Toshiba develops SiC MOSFET with embedded Schottky barrier diode


Friday, 16 December, 2022

Toshiba develops SiC MOSFET with embedded Schottky barrier diode

Toshiba Electronic Devices & Storage Corporation and Toshiba Corporation (collectively ‘Toshiba’) have developed a SiC metal oxide semiconductor field effect transistor (MOSFET) that arranges embedded Schottky barrier diodes (SBD) in a check pattern (check-pattern embedded SBD) to realise both low on-resistance and high reliability. Toshiba has confirmed that the design secures an approximately 20% reduction in on-resistance (RonA) against its current SiC MOSFET, with no loss of reliability. On-resistance is the resistance value between the drain and source of a MOSFET during operation (ON).

Power devices are essential components for managing electric energy and reducing power loss in all kinds of electronic equipment. SiC has the potential to be the next-generation material for power devices, as it delivers higher voltages and lower losses than silicon. While use of SiC is limited to inverters for trains, wider applications are on the horizon, in areas including vehicle electrification and the miniaturisation of industrial equipment. However, bipolar conduction in the body diode during reverse operation of SiC MOSFET can be harmful as it degrades on-resistance.

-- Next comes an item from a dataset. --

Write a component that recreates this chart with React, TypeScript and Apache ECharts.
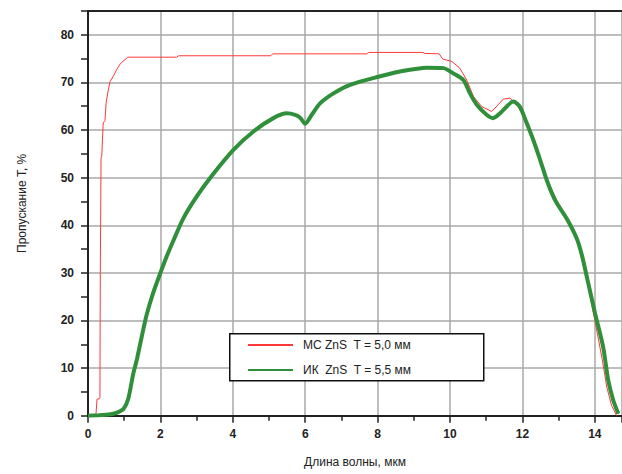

Toshiba Electronic Devices & Storage Corporation developed a device structure that embeds SBDs into the MOSFET to inactivate body diodes, but found that replacing the MOSFET channel with an embedded SBD lowers channel density and increases RonA. This trade-off has been resolved with a new embedded SBD structure, with Toshiba confirming that it also improves performance characteristics. Toshiba has improved both conduction loss in its SBD-embedded SiC MOSFET and achieved good diode conductivity by deploying a check-pattern SBD distribution. Evaluation of the on-side current characteristics of 1.2 kV-class-SBD-embedded MOSFETS with the optimised design confirmed that using the check design to position the embedded-SBDs close to the body diodes effectively limits bipolar conduction of the parasitic diodes, while the unipolar current limit of reverse conduction is double that realised by the current striped SBD pattern design for the same SBD area consumption. RonA was found to be approximately 20% lower, at 2.7mΩ・cm2.

This confirmed improvement in the trade-off is essential if SiC MOSFETs are to be used in inverters for motor drive applications. Toshiba will continue carrying out evaluations toward improving dynamic characteristics and reliability, and to develop high-performance power semiconductors that contribute to carbon neutrality.